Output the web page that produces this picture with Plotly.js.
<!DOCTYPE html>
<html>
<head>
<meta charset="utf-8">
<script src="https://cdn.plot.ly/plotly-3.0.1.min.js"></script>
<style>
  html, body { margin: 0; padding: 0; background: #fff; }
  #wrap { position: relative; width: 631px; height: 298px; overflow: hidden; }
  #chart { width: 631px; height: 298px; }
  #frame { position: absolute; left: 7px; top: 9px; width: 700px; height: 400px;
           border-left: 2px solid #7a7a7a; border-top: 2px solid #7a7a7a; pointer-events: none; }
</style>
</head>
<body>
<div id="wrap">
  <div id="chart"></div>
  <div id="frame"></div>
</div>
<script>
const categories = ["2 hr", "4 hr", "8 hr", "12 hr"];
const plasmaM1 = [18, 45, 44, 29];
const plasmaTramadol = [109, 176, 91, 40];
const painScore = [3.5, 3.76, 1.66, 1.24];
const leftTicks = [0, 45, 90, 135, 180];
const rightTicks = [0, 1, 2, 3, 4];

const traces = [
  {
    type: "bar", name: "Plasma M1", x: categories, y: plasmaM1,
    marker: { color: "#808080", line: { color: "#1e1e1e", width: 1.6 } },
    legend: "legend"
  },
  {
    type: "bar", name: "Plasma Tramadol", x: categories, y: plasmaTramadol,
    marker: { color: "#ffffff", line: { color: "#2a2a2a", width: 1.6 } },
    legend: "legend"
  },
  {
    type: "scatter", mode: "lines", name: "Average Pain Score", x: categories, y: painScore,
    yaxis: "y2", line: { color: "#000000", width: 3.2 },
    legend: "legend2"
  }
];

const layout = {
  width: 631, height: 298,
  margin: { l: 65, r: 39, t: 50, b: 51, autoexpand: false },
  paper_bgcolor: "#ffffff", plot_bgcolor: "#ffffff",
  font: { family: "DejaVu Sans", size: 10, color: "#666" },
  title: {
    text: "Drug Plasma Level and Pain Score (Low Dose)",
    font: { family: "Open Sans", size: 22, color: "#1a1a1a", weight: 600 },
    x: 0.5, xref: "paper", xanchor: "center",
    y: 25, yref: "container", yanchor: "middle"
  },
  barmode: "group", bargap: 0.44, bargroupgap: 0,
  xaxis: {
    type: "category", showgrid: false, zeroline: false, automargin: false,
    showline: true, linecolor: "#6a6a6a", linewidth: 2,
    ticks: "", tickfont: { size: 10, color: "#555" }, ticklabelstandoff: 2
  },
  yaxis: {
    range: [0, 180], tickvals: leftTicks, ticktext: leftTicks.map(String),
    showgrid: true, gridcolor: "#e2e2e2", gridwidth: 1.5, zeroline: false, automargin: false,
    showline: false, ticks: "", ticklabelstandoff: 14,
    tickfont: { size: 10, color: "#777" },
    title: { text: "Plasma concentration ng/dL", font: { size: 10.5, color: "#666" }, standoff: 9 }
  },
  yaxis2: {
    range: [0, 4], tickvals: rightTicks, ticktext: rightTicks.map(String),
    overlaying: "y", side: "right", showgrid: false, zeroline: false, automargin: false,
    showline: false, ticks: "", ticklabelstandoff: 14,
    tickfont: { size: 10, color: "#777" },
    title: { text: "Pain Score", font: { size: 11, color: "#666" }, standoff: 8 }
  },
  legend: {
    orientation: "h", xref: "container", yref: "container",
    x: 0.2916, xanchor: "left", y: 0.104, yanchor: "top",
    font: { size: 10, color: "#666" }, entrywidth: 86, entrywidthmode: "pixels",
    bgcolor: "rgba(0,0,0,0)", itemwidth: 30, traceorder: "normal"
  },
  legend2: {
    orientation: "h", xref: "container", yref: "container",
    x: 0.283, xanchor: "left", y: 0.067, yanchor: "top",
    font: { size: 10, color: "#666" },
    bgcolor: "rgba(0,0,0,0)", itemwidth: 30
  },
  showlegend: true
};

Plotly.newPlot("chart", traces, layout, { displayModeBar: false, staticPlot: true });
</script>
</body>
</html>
--
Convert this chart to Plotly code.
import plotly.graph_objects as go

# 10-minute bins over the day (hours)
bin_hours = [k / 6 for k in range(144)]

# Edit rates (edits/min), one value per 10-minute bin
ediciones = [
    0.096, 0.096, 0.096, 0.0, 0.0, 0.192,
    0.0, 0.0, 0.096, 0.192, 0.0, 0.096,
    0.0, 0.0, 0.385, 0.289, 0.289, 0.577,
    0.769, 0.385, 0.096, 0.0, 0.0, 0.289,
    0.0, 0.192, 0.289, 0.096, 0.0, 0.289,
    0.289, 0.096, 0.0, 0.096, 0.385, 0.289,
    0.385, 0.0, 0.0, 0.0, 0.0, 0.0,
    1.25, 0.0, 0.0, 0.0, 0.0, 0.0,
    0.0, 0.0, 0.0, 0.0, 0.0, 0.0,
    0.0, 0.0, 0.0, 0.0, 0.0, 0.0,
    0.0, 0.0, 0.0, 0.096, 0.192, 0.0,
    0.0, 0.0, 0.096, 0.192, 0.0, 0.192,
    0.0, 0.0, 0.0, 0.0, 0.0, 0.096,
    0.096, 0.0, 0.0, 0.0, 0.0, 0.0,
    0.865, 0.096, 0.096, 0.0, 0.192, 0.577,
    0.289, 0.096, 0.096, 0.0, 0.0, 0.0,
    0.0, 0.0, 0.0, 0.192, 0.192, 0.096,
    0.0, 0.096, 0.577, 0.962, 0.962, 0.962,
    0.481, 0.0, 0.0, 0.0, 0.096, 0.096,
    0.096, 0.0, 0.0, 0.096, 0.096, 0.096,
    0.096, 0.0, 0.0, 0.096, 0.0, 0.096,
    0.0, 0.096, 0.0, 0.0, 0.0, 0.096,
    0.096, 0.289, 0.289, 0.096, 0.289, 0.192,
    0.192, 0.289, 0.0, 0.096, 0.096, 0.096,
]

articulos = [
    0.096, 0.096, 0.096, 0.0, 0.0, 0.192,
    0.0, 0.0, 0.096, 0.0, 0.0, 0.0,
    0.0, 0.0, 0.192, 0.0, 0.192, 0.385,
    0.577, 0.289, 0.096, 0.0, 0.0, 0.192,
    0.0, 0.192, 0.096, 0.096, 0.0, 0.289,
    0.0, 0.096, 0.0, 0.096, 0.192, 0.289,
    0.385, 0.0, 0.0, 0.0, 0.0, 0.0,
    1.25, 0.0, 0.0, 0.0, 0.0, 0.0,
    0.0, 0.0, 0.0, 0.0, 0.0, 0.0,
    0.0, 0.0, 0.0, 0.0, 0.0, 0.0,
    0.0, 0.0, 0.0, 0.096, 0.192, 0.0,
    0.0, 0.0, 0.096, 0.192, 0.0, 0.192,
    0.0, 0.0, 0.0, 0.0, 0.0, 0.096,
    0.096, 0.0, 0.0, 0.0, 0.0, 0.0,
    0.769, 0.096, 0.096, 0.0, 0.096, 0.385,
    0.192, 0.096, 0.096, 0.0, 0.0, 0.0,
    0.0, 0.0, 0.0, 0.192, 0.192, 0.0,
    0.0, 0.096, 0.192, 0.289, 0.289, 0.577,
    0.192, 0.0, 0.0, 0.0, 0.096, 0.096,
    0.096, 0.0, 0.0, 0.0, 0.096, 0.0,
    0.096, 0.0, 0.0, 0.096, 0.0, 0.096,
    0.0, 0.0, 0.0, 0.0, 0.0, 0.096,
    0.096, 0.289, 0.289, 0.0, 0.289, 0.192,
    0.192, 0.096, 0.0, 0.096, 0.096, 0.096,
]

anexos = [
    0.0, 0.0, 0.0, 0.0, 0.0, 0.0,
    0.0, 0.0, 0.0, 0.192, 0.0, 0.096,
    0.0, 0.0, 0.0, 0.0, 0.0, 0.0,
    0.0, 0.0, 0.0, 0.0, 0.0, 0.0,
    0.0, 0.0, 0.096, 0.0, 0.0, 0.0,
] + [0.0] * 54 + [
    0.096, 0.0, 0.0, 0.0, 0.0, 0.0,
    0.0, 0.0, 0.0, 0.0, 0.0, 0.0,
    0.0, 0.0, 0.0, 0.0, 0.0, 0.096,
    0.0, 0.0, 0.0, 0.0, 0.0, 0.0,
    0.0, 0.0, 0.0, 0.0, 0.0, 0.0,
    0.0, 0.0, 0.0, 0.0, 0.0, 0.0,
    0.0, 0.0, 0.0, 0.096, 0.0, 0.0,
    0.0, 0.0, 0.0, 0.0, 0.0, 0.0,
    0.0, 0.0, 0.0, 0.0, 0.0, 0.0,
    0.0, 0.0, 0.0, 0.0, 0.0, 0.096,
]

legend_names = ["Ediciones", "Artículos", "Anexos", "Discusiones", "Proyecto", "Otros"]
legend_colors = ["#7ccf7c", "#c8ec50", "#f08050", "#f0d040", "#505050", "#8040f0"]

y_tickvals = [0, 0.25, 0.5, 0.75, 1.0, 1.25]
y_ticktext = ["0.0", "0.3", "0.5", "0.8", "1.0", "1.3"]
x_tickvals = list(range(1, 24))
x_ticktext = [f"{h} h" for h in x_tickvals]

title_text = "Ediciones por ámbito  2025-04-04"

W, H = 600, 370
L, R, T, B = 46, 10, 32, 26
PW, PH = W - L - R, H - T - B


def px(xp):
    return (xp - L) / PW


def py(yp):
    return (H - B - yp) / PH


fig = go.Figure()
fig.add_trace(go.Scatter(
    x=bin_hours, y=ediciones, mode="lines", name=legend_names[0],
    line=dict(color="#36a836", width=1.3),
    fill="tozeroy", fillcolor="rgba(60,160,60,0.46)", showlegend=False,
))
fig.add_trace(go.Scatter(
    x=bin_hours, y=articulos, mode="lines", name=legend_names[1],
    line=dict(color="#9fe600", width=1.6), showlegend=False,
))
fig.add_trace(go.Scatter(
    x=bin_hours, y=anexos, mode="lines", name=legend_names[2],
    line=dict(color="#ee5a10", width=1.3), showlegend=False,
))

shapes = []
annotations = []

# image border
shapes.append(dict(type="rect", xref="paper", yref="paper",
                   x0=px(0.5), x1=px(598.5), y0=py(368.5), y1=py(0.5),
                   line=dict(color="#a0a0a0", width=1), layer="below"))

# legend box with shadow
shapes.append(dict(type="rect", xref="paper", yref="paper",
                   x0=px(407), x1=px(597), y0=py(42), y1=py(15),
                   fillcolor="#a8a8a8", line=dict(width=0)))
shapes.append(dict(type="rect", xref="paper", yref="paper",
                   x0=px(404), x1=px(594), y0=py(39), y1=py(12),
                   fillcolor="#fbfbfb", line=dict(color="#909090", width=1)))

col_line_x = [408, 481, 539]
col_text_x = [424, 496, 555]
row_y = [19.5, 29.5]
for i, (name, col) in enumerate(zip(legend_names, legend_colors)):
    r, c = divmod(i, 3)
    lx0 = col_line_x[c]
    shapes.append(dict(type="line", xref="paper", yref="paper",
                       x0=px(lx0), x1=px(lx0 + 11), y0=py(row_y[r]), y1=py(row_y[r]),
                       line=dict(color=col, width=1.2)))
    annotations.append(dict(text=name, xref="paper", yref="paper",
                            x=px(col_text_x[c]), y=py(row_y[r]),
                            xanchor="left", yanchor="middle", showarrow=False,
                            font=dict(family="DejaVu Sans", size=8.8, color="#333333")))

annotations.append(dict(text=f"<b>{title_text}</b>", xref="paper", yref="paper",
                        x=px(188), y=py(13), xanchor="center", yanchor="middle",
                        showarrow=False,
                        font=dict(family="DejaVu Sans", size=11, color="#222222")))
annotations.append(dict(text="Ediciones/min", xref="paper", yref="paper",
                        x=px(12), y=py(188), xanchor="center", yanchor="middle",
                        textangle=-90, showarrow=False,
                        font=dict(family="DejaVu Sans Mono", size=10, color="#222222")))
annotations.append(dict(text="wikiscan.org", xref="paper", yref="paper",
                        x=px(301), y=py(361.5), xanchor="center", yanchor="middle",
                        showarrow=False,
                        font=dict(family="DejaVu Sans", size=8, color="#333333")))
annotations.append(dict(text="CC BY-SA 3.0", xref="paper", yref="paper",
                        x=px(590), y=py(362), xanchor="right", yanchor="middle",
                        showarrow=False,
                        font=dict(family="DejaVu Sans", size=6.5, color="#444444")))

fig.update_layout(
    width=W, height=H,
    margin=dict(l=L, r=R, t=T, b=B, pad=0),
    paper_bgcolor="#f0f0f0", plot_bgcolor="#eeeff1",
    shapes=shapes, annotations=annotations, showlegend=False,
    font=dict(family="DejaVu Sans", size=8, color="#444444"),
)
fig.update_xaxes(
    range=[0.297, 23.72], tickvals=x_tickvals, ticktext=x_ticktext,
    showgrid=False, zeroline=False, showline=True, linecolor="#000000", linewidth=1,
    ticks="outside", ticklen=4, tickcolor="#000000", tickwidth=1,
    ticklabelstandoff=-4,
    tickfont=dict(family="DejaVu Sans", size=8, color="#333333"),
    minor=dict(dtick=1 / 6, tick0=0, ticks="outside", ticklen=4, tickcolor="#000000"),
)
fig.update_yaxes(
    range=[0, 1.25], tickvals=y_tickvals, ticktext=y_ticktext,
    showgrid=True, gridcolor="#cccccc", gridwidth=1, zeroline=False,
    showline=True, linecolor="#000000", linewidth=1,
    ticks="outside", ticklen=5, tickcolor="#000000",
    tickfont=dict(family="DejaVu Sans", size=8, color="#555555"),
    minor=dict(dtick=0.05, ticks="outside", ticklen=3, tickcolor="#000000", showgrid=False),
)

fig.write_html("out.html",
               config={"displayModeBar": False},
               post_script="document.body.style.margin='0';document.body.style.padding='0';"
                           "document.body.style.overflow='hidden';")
--
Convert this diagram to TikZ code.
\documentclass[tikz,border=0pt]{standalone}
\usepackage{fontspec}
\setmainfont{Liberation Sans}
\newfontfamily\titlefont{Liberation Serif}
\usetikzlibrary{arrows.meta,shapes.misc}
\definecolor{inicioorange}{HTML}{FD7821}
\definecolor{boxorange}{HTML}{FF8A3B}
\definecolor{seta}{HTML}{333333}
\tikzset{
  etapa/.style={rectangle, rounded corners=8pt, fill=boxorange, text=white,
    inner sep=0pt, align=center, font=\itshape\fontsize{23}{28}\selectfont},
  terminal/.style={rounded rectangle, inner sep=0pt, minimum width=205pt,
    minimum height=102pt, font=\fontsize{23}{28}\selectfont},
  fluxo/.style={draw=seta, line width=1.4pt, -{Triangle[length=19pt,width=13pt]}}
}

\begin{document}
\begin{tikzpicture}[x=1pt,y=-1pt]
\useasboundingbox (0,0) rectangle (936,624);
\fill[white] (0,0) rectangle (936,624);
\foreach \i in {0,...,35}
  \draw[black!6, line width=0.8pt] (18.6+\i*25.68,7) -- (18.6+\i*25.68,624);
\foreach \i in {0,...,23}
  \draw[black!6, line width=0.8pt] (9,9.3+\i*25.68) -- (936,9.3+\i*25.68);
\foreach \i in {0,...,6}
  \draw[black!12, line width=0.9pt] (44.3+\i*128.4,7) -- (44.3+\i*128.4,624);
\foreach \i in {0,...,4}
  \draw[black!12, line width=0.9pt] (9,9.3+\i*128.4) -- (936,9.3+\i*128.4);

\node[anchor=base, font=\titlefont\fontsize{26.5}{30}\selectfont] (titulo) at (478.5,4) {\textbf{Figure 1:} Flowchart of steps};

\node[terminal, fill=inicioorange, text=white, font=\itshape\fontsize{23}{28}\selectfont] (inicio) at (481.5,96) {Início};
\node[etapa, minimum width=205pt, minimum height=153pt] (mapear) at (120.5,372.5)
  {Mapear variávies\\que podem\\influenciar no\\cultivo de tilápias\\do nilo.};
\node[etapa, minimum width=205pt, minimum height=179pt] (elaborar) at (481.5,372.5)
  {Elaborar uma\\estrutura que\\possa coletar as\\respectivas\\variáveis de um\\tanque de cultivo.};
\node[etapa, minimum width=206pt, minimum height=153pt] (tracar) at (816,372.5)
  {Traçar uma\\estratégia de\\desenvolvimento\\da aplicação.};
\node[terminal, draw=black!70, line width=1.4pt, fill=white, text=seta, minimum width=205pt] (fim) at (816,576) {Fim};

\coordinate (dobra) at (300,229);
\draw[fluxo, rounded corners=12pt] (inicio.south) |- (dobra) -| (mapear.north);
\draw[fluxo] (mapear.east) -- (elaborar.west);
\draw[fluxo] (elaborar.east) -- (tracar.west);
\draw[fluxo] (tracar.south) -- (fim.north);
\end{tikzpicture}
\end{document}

## SHORT PROBLEM
Using the entries above, return exactly the lines from the line with "Convert this chart to Plotly code." to the line with "bin_hours = [k / 6 for k in range(144)]", counting both of those lines.

## ANSWER TO THE EXERCISE
Convert this chart to Plotly code.
import plotly.graph_objects as go

# 10-minute bins over the day (hours)
bin_hours = [k / 6 for k in range(144)]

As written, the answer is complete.